How Raven Got His Crooked Nose by Barbara J. Atwater (Retold by); Ethan J. Atwater (Retold by); Mindy Dwyer (Illustrator)
An Alaskan Dena’ina Fable. A grandmother and her granddaughter are picking berries and the grandmother tells the story of how the raven got a crooked nose. The story ends with the grandmother telling the young granddaughter: “It is always best to take your time and do things right.” The Dena’ina are an Athabascan language Native people, Athabascan words are integrated throughout the text, and a glossary of Dena’ina words are given.
All Around Us by Xelena Gonzalez; Adriana M. Garcia (Illustrator)

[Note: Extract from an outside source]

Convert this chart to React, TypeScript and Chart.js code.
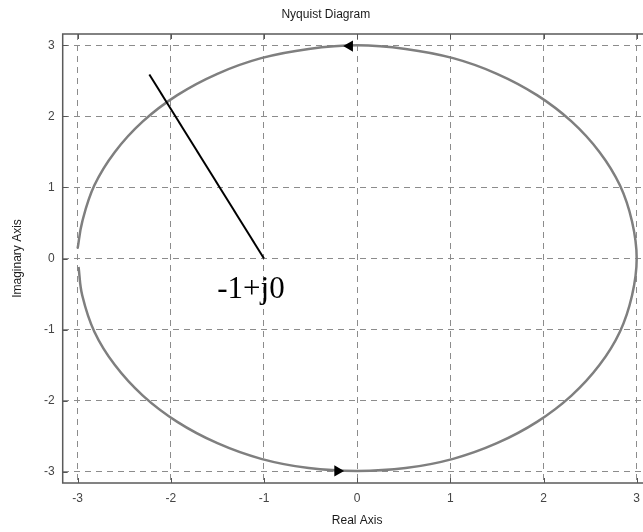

As grandpa and his granddaughter walk he points out the circles all around them--like the half circle that is a rainbow. When they work side by side in the garden there is another circle—what we take from the earth we return. As they walk around their neighborhood they find other circles like the sun, the clock, and bicycle wheels. They enjoy there time together and observe many of the things around them. Winner of several children's book awards.
The Boy Who Loved Math by Deborah Heiligman; LeUyen Pham (Illustrator)
The life story of the great mathematician Paul Erdos. His whole life Paul loved math more than anything else. As a young boy he did math every day. In high school he made friends who loved math like he did. Paul amazed people with his math skills. By the time he was 20 he was a world famous mathematician. As an older man he traveled the world helping other mathematicians.
Mr. Mcginty's Monarchs by Linda Vander Heyden; Eileen R. Ewen (Illustrator)
Mr. McGinty enjoyed watching monarch butterflies and knew how important milkweed was to their survival. When the butterflies supply of milkweed is threatened he and his dog Sophie go on a mission to save them. With the help of school children he saves monarch caterpillars. He and the children take care of the caterpillars until they become butterflies and then they release them. There is content at the end of the book about monarchs and milkweed and monarch migration. Intergenerational friendship and an intergenerational environmental project.
Small Wonders by Matthew Clark Smith; Giuliano Ferri (Illustrator)
A moth with a sixth sense. A wasp that hunts beetles nearly twice its size. The lives of fascinating creatures such as these were unknown until one man introduced them to the world. Meet Jean-Henri Fabre, one of the most important naturalists of all time. As a boy in the French countryside, Henri spent hours watching insects. He dreamed of observing them in a new way: in their own habitats. What he discovered in pursuing that dream was shocking; these small, seemingly insignificant creatures led secret lives--lives of great drama! With its lively, lyrical text and richly detailed illustrations, this intriguing picture-book biography introduces the man who would forever change the way we look at insects, bringing to life the fascinating world of dazzling beetles, ferocious wasps, and other amazing small wonders that exist all around us.